CLEVELAND — The Coast Guard is reminding people to remember their favorite outdoor enthusiast’s safety while shopping this holiday season.

Lifesaving safety gear may not be the first thing gift givers think of when considering purchases, but a relatively inexpensive gift could one day be the difference between life and death.

There are many gift options available to choose from in a range of budgets, but the Coast Guard recommends considering these to keep loved ones safe during winter fun:

  • Float plan: while traditionally used by boaters, outdoor enthusiasts should also consider leaving float plans with reliable people who can be depended on in case of an emergency to contact rescuers. The form contains vital information that will save time should rescuers be needed. Float plans are free and can be downloaded and printed from here.
  • Ice awls: they can be as simple as two screwdrivers connected by a line or they can be commercially purchased.  The awls help a person get out of the water and to safety in case of a fall through the ice. Instructions for making and using ice awls are available on the Minnesota Department of Natural Resources website here.
  • Life jacket: wearing a life jacket is important no matter what time of the year it is. An unexpected fall through the ice is more life threatening to a person not wearing a life jacket. Anyone going out on the lakes and rivers should remember to wear one.
  • 406 MHz personal locator beacon: PLBs help take the search out of search-and-rescue. Once activated, a signal is transmitted to a satellite and allows rescue forces to home in on the beacon. PLBs can be purchased for about $100, but they can be priceless lifesavers to people in trouble on the water or lost in the woods.
  • Dry suit: dry suits fall on the more expensive end when it comes to safety gear, but can certainly be vital in saving a life. When properly worn, they help keep the elements out and can vastly improve survival time after a fall into the water. People who enter cold water without one typically have about 1 minute to control their breathing, about 10 minutes of functional movement and around 1 hour before they lose consciousness.
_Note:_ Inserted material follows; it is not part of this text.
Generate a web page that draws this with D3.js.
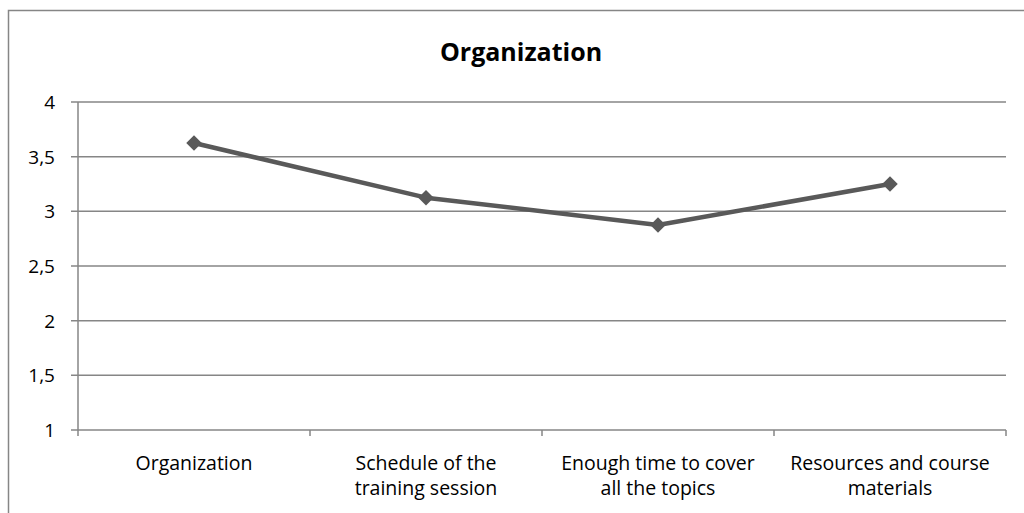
<!DOCTYPE html>
<html>
<head>
<meta charset="utf-8">
<script src="https://cdnjs.cloudflare.com/ajax/libs/d3/7.8.5/d3.min.js"></script>
<style>
body { margin: 0; background: #fff; }
text { font-family: "Open Sans", "Liberation Sans", sans-serif; fill: #000; }
</style>
</head>
<body>
<svg width="1024" height="513"></svg>
<script>
// data
const categories = [
  ["Organization"],
  ["Schedule of the", "training session"],
  ["Enough time to cover", "all the topics"],
  ["Resources and course", "materials"]
]
const values = [3.625, 3.125, 2.875, 3.25]
const yTicks = [1, 1.5, 2, 2.5, 3, 3.5, 4]

const svg = d3.select("svg")
const plotL = 78, plotR = 1006, plotT = 102, plotB = 430

// outer frame
svg.append("rect")
  .attr("x", 8.5).attr("y", 10.5)
  .attr("width", 1030).attr("height", 520)
  .attr("fill", "none").attr("stroke", "#868686").attr("stroke-width", 1.5)

svg.append("text")
  .attr("x", 521).attr("y", 61)
  .attr("text-anchor", "middle")
  .style("font-size", "25px").style("font-weight", "bold")
  .text("Organization")

const x = d3.scaleBand().domain(d3.range(categories.length)).range([plotL, plotR])
const y = d3.scaleLinear().domain([1, 4]).range([plotB, plotT])

// gridlines
svg.selectAll(".grid").data(yTicks.filter(d => d > 1)).join("line")
  .attr("x1", plotL - 7).attr("x2", plotR)
  .attr("y1", d => y(d)).attr("y2", d => y(d))
  .attr("stroke", "#868686").attr("stroke-width", 1.5)

// y axis
svg.append("line").attr("x1", plotL).attr("x2", plotL).attr("y1", plotT).attr("y2", plotB)
  .attr("stroke", "#868686").attr("stroke-width", 1.5)
svg.selectAll(".yl").data(yTicks).join("text")
  .attr("x", 55).attr("y", d => y(d) + 7)
  .attr("text-anchor", "end")
  .style("font-size", "19px")
  .text(d => String(d).replace(".", ","))

// x axis
svg.append("line").attr("x1", plotL - 7).attr("x2", plotR).attr("y1", plotB).attr("y2", plotB)
  .attr("stroke", "#868686").attr("stroke-width", 1.5)
const bounds = d3.range(categories.length).map(i => x(i)).concat([plotR])
svg.selectAll(".xt").data(bounds).join("line")
  .attr("x1", d => d).attr("x2", d => d).attr("y1", plotB).attr("y2", plotB + 6)
  .attr("stroke", "#868686").attr("stroke-width", 1.5)

// one text per label line
categories.forEach((lines, i) => {
  lines.forEach((t, j) => {
    svg.append("text")
      .attr("x", x(i) + x.bandwidth() / 2)
      .attr("y", plotB + 40 + j * 25)
      .attr("text-anchor", "middle")
      .style("font-size", "19.5px")
      .text(t)
  })
})

// series
const cx = i => x(i) + x.bandwidth() / 2
svg.append("path")
  .datum(values)
  .attr("fill", "none").attr("stroke", "#595959").attr("stroke-width", 4.5)
  .attr("stroke-linejoin", "round")
  .attr("d", d3.line().x((d, i) => cx(i)).y(d => y(d)))

svg.selectAll(".pt").data(values).join("path")
  .attr("d", d3.symbol(d3.symbolSquare, 120)())
  .attr("transform", (d, i) => `translate(${cx(i)},${y(d)}) rotate(45)`)
  .attr("fill", "#595959")
</script>
</body>
</html>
Ultimately, those are just a few possible choices to help keep loved ones safe this winter while they’re out and about.

And always remember to keep I.C.E. in mind when heading out.
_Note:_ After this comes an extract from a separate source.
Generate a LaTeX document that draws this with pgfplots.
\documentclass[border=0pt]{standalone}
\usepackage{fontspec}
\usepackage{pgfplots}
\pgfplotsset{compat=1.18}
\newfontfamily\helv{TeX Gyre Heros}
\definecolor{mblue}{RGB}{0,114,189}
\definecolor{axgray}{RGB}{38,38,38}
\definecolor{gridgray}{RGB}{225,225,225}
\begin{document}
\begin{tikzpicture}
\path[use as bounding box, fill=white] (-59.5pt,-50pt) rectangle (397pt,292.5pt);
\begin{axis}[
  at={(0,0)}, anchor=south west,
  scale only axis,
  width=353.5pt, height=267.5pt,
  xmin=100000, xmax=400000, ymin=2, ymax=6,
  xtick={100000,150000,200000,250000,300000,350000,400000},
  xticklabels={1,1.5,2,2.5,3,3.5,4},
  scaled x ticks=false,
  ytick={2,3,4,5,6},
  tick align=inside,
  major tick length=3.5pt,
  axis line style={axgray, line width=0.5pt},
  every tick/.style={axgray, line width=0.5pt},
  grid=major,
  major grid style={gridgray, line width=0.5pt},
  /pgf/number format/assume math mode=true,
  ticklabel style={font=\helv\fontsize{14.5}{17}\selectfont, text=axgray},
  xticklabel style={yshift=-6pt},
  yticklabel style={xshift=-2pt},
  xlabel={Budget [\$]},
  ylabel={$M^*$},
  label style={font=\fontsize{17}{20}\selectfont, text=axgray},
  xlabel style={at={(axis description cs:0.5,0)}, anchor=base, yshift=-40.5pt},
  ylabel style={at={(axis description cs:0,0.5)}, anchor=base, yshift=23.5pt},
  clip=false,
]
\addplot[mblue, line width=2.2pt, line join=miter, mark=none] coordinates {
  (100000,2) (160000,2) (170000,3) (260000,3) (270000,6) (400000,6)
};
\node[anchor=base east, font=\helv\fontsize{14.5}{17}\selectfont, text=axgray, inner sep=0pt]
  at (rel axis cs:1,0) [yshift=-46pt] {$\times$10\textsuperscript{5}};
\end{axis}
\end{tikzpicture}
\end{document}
Information – Ensure you have up-to-date information on weather and ice conditions before going out. Know how to call for help and what to do if you fall through the ice.
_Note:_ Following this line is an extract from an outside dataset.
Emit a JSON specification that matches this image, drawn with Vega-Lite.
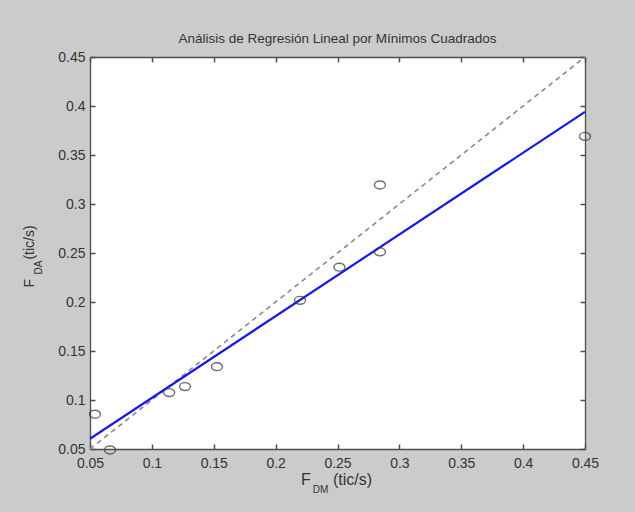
{
  "$schema": "https://vega.github.io/schema/vega-lite/v6.json",
  "width": 495,
  "height": 392,
  "autosize": {"type": "none"},
  "padding": {"left": 90, "top": 57, "right": 50, "bottom": 63},
  "background": "#cbcbcb",
  "config": {
    "font": "Liberation Sans",
    "view": {"fill": "white", "stroke": null},
    "axis": {
      "grid": false,
      "domainColor": "#4d4d4d",
      "tickColor": "#4d4d4d",
      "domainWidth": 1.3,
      "tickWidth": 1.5,
      "tickSize": -5,
      "ticks": true,
      "labelFlush": false,
      "labelColor": "#333333",
      "labelFont": "Liberation Sans",
      "labelFontSize": 14,
      "titleColor": "#333333",
      "titleFont": "Liberation Sans",
      "titleFontWeight": "normal"
    }
  },
  "title": {
    "text": "Análisis de Regresión Lineal por Mínimos Cuadrados",
    "fontSize": 13.5,
    "fontWeight": "normal",
    "color": "#333333",
    "font": "Liberation Sans",
    "anchor": "middle",
    "offset": 5
  },
  "resolve": {"axis": {"x": "independent", "y": "independent"}},
  "layer": [
    {
      "data": {"values": [{"fdm": 0.05, "fda": 0.05}, {"fdm": 0.45, "fda": 0.45}]},
      "mark": {"type": "line", "color": "#8a8a8a", "strokeWidth": 1.6, "strokeDash": [5, 4]},
      "encoding": {
        "x": {
          "field": "fdm", "type": "quantitative",
          "scale": {"domain": [0.05, 0.45], "nice": false, "zero": false},
          "axis": {
            "orient": "bottom",
            "values": [0.05, 0.1, 0.15, 0.2, 0.25, 0.3, 0.35, 0.4, 0.45],
            "format": ".2~f",
            "tickSize": -5,
            "labelPadding": 12,
            "title": "F\u00a0\u00a0\u00a0\u00a0\u00a0(tic/s)",
            "titleFontSize": 16,
            "titleX": 246,
            "titleY": 35,
            "titleAlign": "center",
            "titleBaseline": "alphabetic"
          }
        },
        "y": {
          "field": "fda", "type": "quantitative",
          "scale": {"domain": [0.05, 0.45], "nice": false, "zero": false},
          "axis": {
            "orient": "left",
            "values": [0.05, 0.1, 0.15, 0.2, 0.25, 0.3, 0.35, 0.4, 0.45],
            "format": ".2~f",
            "tickSize": -5,
            "labelPadding": 10,
            "title": "F\u00a0\u00a0\u00a0\u00a0\u00a0(tic/s)",
            "titleFontSize": 14,
            "titleAngle": 270,
            "titleX": -57,
            "titleY": 199,
            "titleAlign": "center",
            "titleBaseline": "alphabetic"
          }
        }
      }
    },
    {
      "data": {"values": [{"fdm": 0.05, "fda": 0.0605}, {"fdm": 0.45, "fda": 0.394}]},
      "mark": {"type": "line", "color": "#1818e6", "strokeWidth": 2.2},
      "encoding": {
        "x": {
          "field": "fdm", "type": "quantitative",
          "scale": {"domain": [0.05, 0.45], "nice": false, "zero": false},
          "axis": {
            "orient": "top",
            "values": [0.05, 0.1, 0.15, 0.2, 0.25, 0.3, 0.35, 0.4, 0.45],
            "labels": false,
            "tickSize": -5,
            "title": "DM",
            "titleFontSize": 10,
            "titleX": 230,
            "titleY": 435,
            "titleAlign": "center",
            "titleBaseline": "alphabetic"
          }
        },
        "y": {
          "field": "fda", "type": "quantitative",
          "scale": {"domain": [0.05, 0.45], "nice": false, "zero": false},
          "axis": {
            "orient": "right",
            "values": [0.05, 0.1, 0.15, 0.2, 0.25, 0.3, 0.35, 0.4, 0.45],
            "labels": false,
            "tickSize": -5,
            "title": "DA",
            "titleFontSize": 10,
            "titleAngle": 270,
            "titleX": -544,
            "titleY": 210,
            "titleAlign": "center",
            "titleBaseline": "alphabetic"
          }
        }
      }
    },
    {
      "data": {
        "values": [
          {"fdm": 0.054, "fda": 0.0855},
          {"fdm": 0.0662, "fda": 0.049},
          {"fdm": 0.114, "fda": 0.1076},
          {"fdm": 0.1268, "fda": 0.1137},
          {"fdm": 0.1526, "fda": 0.134},
          {"fdm": 0.2197, "fda": 0.2017},
          {"fdm": 0.2515, "fda": 0.2355},
          {"fdm": 0.2843, "fda": 0.3194},
          {"fdm": 0.2843, "fda": 0.2512},
          {"fdm": 0.45, "fda": 0.369}
        ]
      },
      "mark": {
        "type": "point",
        "filled": false,
        "shape": "M-1,0A1,0.72 0 1,0 1,0A1,0.72 0 1,0 -1,0Z",
        "size": 121,
        "stroke": "#333333",
        "strokeWidth": 1.4,
        "clip": false
      },
      "encoding": {
        "x": {"field": "fdm", "type": "quantitative", "scale": {"domain": [0.05, 0.45], "nice": false, "zero": false}, "axis": null},
        "y": {"field": "fda", "type": "quantitative", "scale": {"domain": [0.05, 0.45], "nice": false, "zero": false}, "axis": null}
      }
    }
  ]
}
Clothing- Wear sufficient clothing to prevent hypothermia. Choose bright colors and reflective garments to aid searchers if you end up needing help.

Equipment- Never venture onto the ice without proper safety equipment; a marine radio, a personal locator beacon, life jacket, compass and screw drivers or ice picks.

Making safety a priority year round not only keeps you and your loved ones out of harm’s way, but our rescue crews as well.